The seller's final fallback is to suggest that the lower tier comes with response windows that the buyer's existing operational SLAs to internal stakeholders cannot meet. This is often true on paper and almost always negotiable in practice. Internal SLAs to stakeholders can be adjusted. The cost of adjusting them is a conversation with the stakeholder. The cost of staying on the wrong tier is six or seven figures a year for the life of the contract. The conversation is the cheaper option in almost every scenario we have run.
When the buyer should stay on the enhanced tier
The enhanced tier is the right answer in three scenarios. First, regulated environments where the documented response window is itself a compliance requirement. Second, deployments where the application is in the customer's revenue path and an outage above a defined duration causes a financial loss that exceeds the tier price difference. Third, deployments where the buyer's own internal support function is not sized to handle first line response and the named technical account manager is, in effect, a piece of the buyer's operational team. Outside those scenarios, the enhanced tier is almost always a place the buyer can recover money at renewal.
The case data work distinguishes the three scenarios from the general pattern cleanly. If the actual case mix shows a meaningful share of cases that hit the enhanced tier window and would have failed the standard tier window, the tier is right. If the share is below 8 percent and the buyer is not in a regulated environment, the tier is wrong. The data does the work the conversation cannot.
What we have seen on live deals
Across the last 10 Broadcom engagements the Desk has closed, the support tier was tested as a named lever on six of them. In five of the six, the case data supported moving the contract to a lower tier. In the sixth, the case data supported staying where the contract was, which is itself a useful answer because it removed the question from the rest of the negotiation. On the five tier moves, the average recovery against the renewal commercial total was 9.6 percent. On a $40M VCF renewal that is $3.8M a year. Verified against signed contracts.

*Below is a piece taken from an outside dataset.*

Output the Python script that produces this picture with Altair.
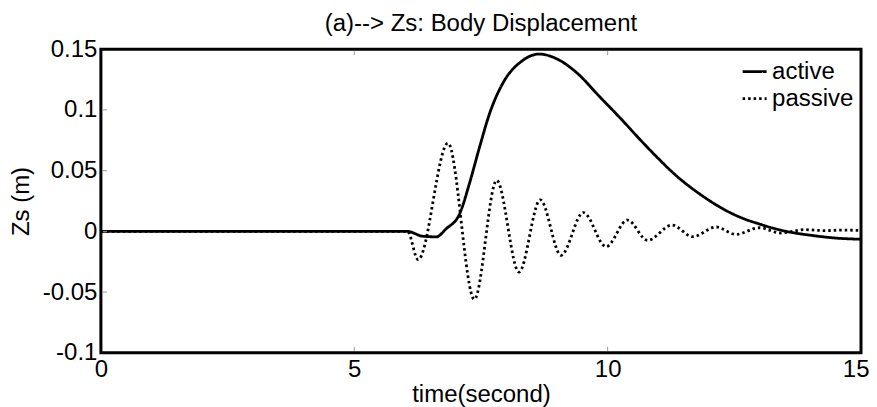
import altair as alt
import pandas as pd

# ---- data ----
active_t = [0, 6.05, 6.35, 6.62, 6.81, 7.08, 7.27, 7.47, 7.67, 7.96, 8.30, 8.65, 9.00, 9.38,
            9.84, 10.30, 10.63, 11.00, 11.35, 11.81, 12.30, 12.65, 13.00, 13.32,
            13.65, 13.97, 14.50, 15.00]
active_z = [0, 0, -0.004, -0.0045, 0.002, 0.0145, 0.039, 0.069, 0.097, 0.124, 0.140, 0.146,
            0.142, 0.131, 0.111, 0.091, 0.076, 0.060, 0.046, 0.031, 0.018, 0.011,
            0.006, 0.002, -0.001, -0.003, -0.0055, -0.0065]

passive_t = [0, 6.05, 6.26, 6.85, 7.37, 7.81, 8.25, 8.67, 9.08, 9.52, 9.97, 10.39, 10.79,
             11.27, 11.68, 12.14, 12.53, 12.99, 13.42, 13.88, 14.30, 14.60, 15.00]
passive_z = [0, 0, -0.0233, 0.0726, -0.056, 0.042, -0.0335, 0.026, -0.0197, 0.0155, -0.0126,
             0.0093, -0.0074, 0.0052, -0.0044, 0.0036, -0.0025, 0.003, -0.0014, 0.0014,
             0.0006, 0.001, 0.0008]

series_names = ["active", "passive"]
x_ticks = [0, 5, 10, 15]
y_ticks = [-0.1, -0.05, 0, 0.05, 0.1, 0.15]
inner_x_ticks = [5, 10]
inner_y_ticks = [-0.05, 0, 0.05, 0.1]

df = pd.concat([
    pd.DataFrame({"t": active_t, "z": active_z, "series": series_names[0]}),
    pd.DataFrame({"t": passive_t, "z": passive_z, "series": series_names[1]}),
], ignore_index=True)

FONT = "Liberation Sans"
W, H = 761, 304

x_scale = alt.Scale(domain=[0, 15], nice=False, zero=False)
y_scale = alt.Scale(domain=[-0.1, 0.15], nice=False, zero=False)

x_axis = alt.Axis(
    values=x_ticks, title="time(second)", labelExpr="toString(datum.value)",
    ticks=False, tickSize=0, domain=False, grid=False, labelFlush=False,
    labelAlign={"condition": {"test": "datum.value == 15", "value": "right"}, "value": "center"},
    labelOffset={"condition": {"test": "datum.value == 15", "value": 8}, "value": 0},
    labelFont=FONT, labelFontSize=24, labelColor="black", labelPadding=5,
    titleFont=FONT, titleFontSize=24, titleFontWeight="normal", titleColor="black",
    titleBaseline="alphabetic", titleY=49)
y_axis = alt.Axis(
    values=y_ticks, title="Zs (m)", labelExpr="toString(datum.value)",
    ticks=False, tickSize=0, domain=False, grid=False, labelFlush=False,
    labelFont=FONT, labelFontSize=24, labelColor="black", labelPadding=4,
    titleFont=FONT, titleFontSize=24, titleFontWeight="normal", titleColor="black",
    titleBaseline="alphabetic", titleAngle=270, titleX=-72, titleY=152)

lines = alt.Chart(df).mark_line(
    interpolate="monotone", color="black", strokeWidth=2.8, clip=True, strokeCap="butt"
).encode(
    x=alt.X("t:Q", scale=x_scale, axis=x_axis),
    y=alt.Y("z:Q", scale=y_scale, axis=y_axis),
    strokeDash=alt.StrokeDash("series:N",
        scale=alt.Scale(domain=series_names, range=[[1, 0], [2.5, 3]]),
        legend=alt.Legend(title=None, orient="none", legendX=641, legendY=9,
                          symbolType="stroke", symbolSize=576, symbolStrokeWidth=2.8,
                          symbolStrokeColor="black", labelFont=FONT, labelFontSize=24,
                          labelColor="black", labelOffset=4, rowPadding=1, padding=0)),
)

top_ticks = alt.Chart(pd.DataFrame({"t": inner_x_ticks})).mark_rule(
    color="#999", strokeWidth=1).encode(
    x=alt.X("t:Q", scale=x_scale, axis=x_axis), y=alt.value(2), y2=alt.value(6))
bottom_ticks = alt.Chart(pd.DataFrame({"t": inner_x_ticks})).mark_rule(
    color="#999", strokeWidth=1).encode(
    x=alt.X("t:Q", scale=x_scale, axis=x_axis), y=alt.value(H - 6), y2=alt.value(H - 2))
left_ticks = alt.Chart(pd.DataFrame({"z": inner_y_ticks})).mark_rule(
    color="#999", strokeWidth=1).encode(
    y=alt.Y("z:Q", scale=y_scale, axis=y_axis), x=alt.value(2), x2=alt.value(6))

chart = alt.layer(lines, top_ticks, bottom_ticks, left_ticks).properties(
    width=W, height=H,
    background="white",
    title=alt.TitleParams("(a)--> Zs: Body Displacement", font=FONT, fontSize=24,
                          fontWeight="normal", color="black",
                          offset=1, anchor="middle", frame="group"),
    autosize=alt.AutoSizeParams(type="none"),
    padding={"left": 93, "top": 41, "right": 8, "bottom": 54},
).configure_view(stroke="black", strokeWidth=3)

chart.save("out.html", embed_options={"renderer": "svg", "actions": False})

The four engagements where the tier was not tested as a named lever were, in retrospect, the engagements where the largest single piece of soft margin on the renewal was left on the seller's side of the table. None of those four buyers were satisfied with the final commercial outcome. All four said, at debrief, that the tier was a place they should have looked and did not. The work is real. The work is not difficult. The work needs to be done before the first commercial meeting, not during it.
The pattern is identical across the Broadcom portfolio. We have seen the same tier oversizing on Carbon Black, on CA, on mainframe, and on Brocade. The product changes. The shape of the lever does not. The buyer who runs the case data exercise on every product line in the portfolio recovers, on the aggregate, the largest single line of soft margin available in a Broadcom commercial relationship. The buyer who runs it on no product line leaves that margin on the seller's side of the table for the life of every contract in the estate. The cost of the exercise is the same in both cases. The outcome is not.
The takeaway
- Pull 24 months of support case data before the renewal opens. Bucket cases by severity and by what response window each one required.
- If fewer than 8 percent of cases required the enhanced tier window and you are not in a regulated environment, the tier is the lever. Move the contract.
- Expect the seller to resist in three predictable shapes. The case data is the answer to all three. Decline the compromise. Move to the lower tier cleanly.